Set task
From the entries below, reproduce exactly the lines from the one with "Output the Python" through the one with "lines.append(ln)", both included, without images.

═══ Dataset rows

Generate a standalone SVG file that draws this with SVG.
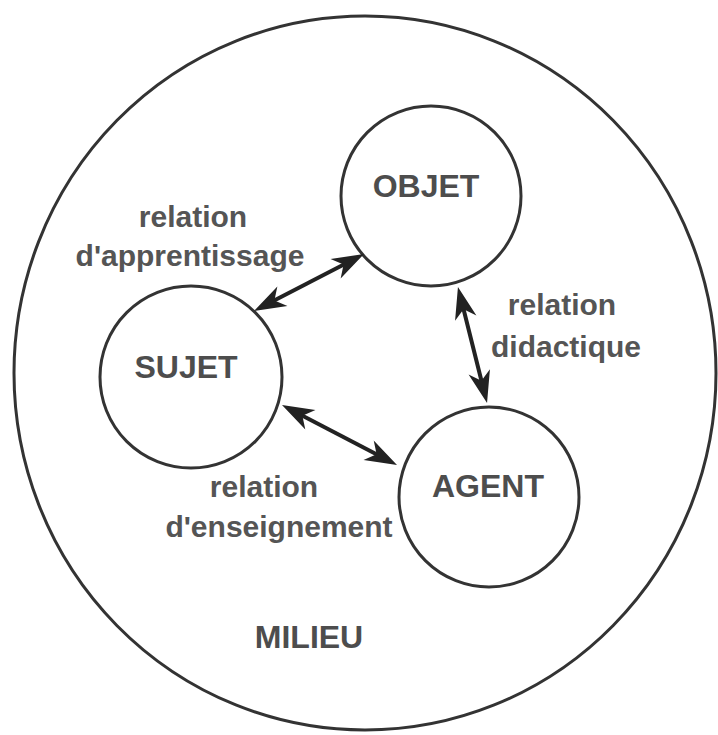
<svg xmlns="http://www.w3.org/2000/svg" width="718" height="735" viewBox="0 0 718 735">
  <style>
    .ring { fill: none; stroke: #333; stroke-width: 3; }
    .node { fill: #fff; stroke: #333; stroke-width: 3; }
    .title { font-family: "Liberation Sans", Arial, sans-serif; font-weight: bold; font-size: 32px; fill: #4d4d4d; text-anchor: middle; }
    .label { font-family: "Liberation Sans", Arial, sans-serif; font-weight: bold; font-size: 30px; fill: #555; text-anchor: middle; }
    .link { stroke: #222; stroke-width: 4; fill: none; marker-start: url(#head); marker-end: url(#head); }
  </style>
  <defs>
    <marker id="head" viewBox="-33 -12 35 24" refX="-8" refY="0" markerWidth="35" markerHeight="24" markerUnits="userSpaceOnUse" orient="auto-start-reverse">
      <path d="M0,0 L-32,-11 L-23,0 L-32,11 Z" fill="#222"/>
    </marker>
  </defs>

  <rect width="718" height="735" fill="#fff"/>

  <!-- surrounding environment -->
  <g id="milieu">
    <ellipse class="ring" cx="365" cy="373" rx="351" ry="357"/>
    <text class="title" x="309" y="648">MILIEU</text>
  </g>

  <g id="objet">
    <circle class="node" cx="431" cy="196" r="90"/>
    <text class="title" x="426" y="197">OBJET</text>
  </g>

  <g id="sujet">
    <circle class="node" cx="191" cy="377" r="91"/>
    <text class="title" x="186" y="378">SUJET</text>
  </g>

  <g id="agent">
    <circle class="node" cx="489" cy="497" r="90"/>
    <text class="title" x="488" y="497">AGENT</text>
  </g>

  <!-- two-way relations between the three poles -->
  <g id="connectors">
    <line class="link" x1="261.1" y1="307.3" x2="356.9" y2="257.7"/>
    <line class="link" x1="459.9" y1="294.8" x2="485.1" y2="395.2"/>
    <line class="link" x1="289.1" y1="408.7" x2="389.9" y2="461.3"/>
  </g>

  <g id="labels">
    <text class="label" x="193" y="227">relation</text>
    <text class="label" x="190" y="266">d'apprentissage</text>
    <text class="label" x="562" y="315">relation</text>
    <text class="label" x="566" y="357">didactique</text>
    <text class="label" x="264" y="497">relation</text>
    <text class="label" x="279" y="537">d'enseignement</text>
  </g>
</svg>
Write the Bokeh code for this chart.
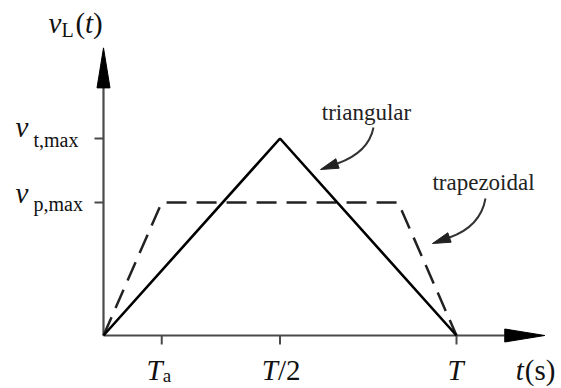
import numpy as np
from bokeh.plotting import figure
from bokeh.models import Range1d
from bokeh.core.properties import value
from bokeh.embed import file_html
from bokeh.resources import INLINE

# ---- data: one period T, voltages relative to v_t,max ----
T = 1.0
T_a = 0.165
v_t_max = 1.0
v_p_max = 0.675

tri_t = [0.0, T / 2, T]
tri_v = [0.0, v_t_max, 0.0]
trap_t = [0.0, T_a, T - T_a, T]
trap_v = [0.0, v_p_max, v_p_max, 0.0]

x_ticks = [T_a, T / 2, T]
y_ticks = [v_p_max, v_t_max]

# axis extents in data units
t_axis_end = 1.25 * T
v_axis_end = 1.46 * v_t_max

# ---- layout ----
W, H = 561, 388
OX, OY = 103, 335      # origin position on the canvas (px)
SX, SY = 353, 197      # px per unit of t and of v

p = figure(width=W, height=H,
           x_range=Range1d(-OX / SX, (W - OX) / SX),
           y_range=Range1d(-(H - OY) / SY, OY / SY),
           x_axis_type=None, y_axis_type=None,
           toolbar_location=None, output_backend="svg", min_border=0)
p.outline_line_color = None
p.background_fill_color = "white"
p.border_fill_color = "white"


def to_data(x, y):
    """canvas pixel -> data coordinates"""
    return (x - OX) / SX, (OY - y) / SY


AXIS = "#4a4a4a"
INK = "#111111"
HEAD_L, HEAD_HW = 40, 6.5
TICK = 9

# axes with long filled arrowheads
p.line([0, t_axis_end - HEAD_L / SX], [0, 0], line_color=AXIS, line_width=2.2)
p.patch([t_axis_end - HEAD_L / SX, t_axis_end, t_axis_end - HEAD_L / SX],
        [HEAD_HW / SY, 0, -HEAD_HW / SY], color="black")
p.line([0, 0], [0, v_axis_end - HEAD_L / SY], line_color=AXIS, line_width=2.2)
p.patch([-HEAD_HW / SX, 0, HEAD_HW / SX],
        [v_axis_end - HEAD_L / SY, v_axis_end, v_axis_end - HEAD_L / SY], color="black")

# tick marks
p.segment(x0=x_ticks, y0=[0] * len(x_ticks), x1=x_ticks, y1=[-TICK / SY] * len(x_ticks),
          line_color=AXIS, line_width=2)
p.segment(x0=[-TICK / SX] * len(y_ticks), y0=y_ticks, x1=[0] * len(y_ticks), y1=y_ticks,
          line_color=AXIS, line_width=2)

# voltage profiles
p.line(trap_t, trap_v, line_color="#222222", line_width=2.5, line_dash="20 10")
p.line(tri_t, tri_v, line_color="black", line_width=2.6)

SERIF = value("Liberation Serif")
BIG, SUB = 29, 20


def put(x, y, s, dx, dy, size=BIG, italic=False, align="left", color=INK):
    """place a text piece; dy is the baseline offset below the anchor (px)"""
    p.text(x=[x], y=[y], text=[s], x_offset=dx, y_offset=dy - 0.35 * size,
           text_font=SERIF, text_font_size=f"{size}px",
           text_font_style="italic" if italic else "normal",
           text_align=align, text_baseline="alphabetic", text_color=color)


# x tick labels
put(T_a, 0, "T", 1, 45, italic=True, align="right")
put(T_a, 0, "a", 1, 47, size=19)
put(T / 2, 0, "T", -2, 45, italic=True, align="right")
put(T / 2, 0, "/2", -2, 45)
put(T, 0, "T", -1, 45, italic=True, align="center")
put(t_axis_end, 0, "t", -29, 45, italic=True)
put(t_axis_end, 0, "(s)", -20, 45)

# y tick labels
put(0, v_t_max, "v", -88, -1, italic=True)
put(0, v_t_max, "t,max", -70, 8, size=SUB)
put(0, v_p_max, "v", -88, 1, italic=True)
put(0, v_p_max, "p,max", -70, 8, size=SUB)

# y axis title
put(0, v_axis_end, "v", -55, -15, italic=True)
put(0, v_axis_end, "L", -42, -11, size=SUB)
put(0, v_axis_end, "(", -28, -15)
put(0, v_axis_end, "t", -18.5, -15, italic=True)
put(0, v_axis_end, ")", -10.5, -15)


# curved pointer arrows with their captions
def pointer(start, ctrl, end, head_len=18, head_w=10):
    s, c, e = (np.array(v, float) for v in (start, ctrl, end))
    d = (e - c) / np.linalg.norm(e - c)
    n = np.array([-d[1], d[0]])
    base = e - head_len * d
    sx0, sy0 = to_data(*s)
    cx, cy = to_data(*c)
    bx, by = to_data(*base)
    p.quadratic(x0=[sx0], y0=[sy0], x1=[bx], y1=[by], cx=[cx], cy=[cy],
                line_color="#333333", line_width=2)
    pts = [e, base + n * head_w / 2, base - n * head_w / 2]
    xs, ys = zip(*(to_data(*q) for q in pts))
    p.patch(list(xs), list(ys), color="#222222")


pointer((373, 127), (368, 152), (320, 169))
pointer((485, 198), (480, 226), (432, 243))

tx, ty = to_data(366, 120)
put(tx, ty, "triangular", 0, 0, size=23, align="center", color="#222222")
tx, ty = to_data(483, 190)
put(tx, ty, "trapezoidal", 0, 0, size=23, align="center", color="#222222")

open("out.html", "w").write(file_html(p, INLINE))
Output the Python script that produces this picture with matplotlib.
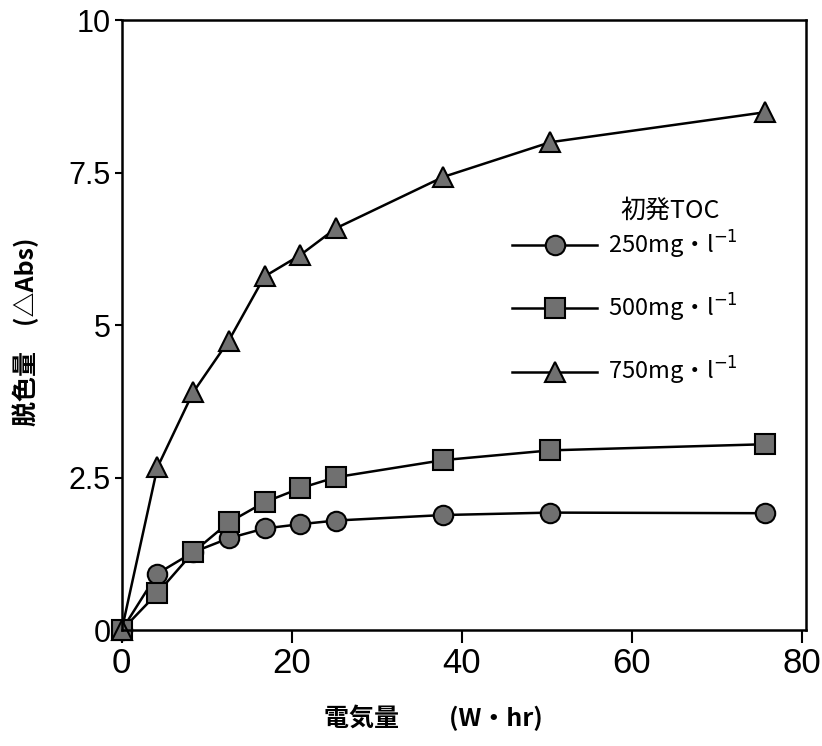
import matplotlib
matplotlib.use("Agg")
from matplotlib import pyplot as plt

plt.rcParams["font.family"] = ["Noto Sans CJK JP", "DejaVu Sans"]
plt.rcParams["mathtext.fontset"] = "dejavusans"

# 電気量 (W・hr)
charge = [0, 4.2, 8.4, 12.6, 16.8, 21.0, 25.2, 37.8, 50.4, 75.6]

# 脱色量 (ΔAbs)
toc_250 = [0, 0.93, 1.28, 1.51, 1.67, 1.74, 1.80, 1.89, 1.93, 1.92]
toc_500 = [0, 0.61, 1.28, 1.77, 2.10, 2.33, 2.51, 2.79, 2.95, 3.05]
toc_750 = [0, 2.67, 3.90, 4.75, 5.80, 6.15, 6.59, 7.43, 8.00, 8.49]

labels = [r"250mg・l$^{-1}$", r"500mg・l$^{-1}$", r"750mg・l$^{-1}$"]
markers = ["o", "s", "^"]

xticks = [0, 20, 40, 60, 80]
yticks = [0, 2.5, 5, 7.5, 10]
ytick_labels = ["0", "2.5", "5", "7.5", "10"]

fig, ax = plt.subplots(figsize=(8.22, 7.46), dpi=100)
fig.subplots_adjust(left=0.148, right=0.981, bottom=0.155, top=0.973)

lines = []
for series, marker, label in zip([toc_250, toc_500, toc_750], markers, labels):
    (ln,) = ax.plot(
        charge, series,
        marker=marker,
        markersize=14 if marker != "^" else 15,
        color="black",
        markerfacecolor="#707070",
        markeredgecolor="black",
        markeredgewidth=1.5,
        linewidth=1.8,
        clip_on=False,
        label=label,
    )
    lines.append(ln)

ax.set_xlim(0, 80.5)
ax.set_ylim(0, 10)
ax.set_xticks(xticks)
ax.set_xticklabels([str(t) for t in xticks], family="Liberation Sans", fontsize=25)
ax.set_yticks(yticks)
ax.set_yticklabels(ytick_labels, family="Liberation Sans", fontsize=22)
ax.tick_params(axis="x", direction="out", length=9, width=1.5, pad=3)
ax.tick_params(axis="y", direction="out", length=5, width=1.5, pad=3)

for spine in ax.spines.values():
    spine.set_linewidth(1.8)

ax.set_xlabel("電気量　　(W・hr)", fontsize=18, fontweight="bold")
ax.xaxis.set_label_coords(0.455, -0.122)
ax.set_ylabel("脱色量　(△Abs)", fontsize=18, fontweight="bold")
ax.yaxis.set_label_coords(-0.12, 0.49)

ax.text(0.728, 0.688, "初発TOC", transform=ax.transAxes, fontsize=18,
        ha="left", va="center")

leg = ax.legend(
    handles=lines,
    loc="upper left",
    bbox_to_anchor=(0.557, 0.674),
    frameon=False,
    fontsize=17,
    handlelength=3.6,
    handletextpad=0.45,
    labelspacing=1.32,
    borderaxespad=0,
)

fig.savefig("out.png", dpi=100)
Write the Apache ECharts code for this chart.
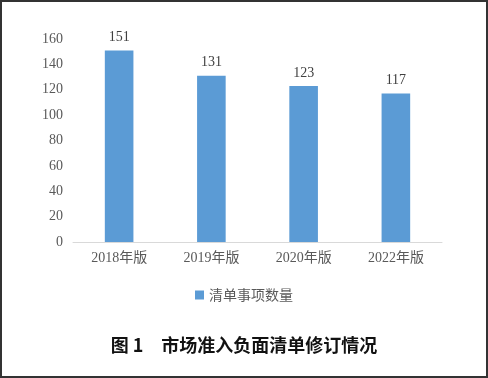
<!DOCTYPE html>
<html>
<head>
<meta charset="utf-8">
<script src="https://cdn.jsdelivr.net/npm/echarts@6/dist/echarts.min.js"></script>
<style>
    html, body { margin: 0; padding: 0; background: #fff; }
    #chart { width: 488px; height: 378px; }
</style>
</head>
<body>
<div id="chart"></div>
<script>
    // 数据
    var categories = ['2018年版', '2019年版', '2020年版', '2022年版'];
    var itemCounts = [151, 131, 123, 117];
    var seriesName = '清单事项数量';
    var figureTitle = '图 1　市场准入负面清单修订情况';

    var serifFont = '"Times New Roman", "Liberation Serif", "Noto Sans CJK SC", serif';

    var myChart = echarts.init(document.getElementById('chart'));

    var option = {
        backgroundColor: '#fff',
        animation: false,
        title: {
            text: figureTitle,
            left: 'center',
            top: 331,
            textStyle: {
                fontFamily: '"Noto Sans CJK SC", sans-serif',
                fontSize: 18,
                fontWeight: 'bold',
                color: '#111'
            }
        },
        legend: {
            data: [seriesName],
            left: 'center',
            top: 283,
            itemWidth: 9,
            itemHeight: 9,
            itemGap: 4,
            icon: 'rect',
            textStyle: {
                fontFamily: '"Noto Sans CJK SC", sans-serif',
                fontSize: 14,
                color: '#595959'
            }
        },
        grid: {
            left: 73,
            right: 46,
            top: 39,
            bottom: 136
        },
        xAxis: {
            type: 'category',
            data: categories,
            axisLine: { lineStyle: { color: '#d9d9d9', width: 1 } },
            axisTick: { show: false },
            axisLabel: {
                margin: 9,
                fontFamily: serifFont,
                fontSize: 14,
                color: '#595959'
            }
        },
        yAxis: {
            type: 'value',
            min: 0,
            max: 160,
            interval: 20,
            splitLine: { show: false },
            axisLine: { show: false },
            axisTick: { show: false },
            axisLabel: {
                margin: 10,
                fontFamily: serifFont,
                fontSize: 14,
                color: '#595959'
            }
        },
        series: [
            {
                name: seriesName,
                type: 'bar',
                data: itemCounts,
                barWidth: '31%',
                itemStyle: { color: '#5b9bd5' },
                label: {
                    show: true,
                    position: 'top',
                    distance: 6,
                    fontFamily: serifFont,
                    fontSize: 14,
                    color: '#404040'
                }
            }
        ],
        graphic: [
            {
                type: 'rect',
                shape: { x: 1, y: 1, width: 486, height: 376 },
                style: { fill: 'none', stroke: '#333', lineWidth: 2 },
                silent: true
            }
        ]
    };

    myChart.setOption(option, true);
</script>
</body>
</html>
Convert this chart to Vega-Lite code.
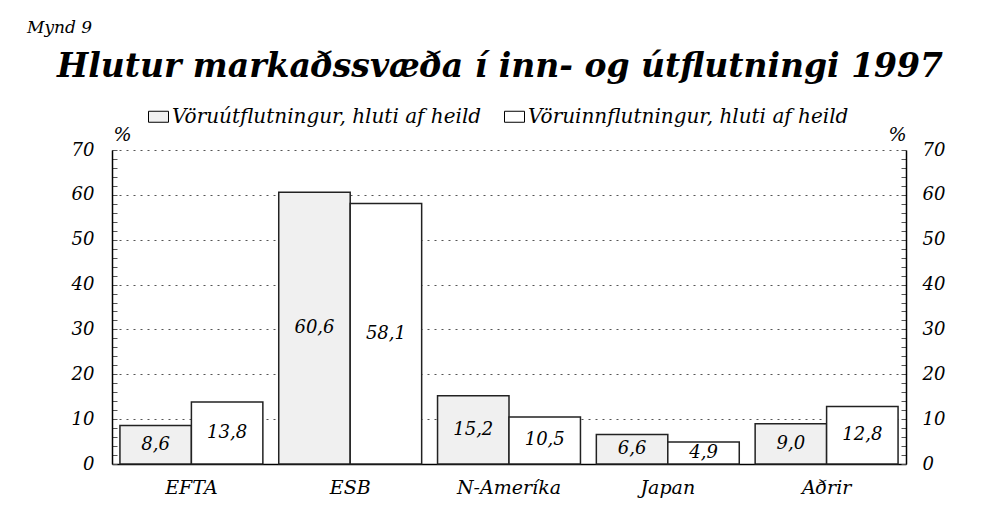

══════

Response
Output the Python script that produces this picture with matplotlib.
import matplotlib
matplotlib.use("Agg")
from matplotlib import pyplot as plt

plt.rcParams["font.family"] = ["Noto Sans CJK JP", "DejaVu Sans"]
plt.rcParams["mathtext.fontset"] = "dejavusans"

# 電気量 (W・hr)
charge = [0, 4.2, 8.4, 12.6, 16.8, 21.0, 25.2, 37.8, 50.4, 75.6]

# 脱色量 (ΔAbs)
toc_250 = [0, 0.93, 1.28, 1.51, 1.67, 1.74, 1.80, 1.89, 1.93, 1.92]
toc_500 = [0, 0.61, 1.28, 1.77, 2.10, 2.33, 2.51, 2.79, 2.95, 3.05]
toc_750 = [0, 2.67, 3.90, 4.75, 5.80, 6.15, 6.59, 7.43, 8.00, 8.49]

labels = [r"250mg・l$^{-1}$", r"500mg・l$^{-1}$", r"750mg・l$^{-1}$"]
markers = ["o", "s", "^"]

xticks = [0, 20, 40, 60, 80]
yticks = [0, 2.5, 5, 7.5, 10]
ytick_labels = ["0", "2.5", "5", "7.5", "10"]

fig, ax = plt.subplots(figsize=(8.22, 7.46), dpi=100)
fig.subplots_adjust(left=0.148, right=0.981, bottom=0.155, top=0.973)

lines = []
for series, marker, label in zip([toc_250, toc_500, toc_750], markers, labels):
    (ln,) = ax.plot(
        charge, series,
        marker=marker,
        markersize=14 if marker != "^" else 15,
        color="black",
        markerfacecolor="#707070",
        markeredgecolor="black",
        markeredgewidth=1.5,
        linewidth=1.8,
        clip_on=False,
        label=label,
    )
    lines.append(ln)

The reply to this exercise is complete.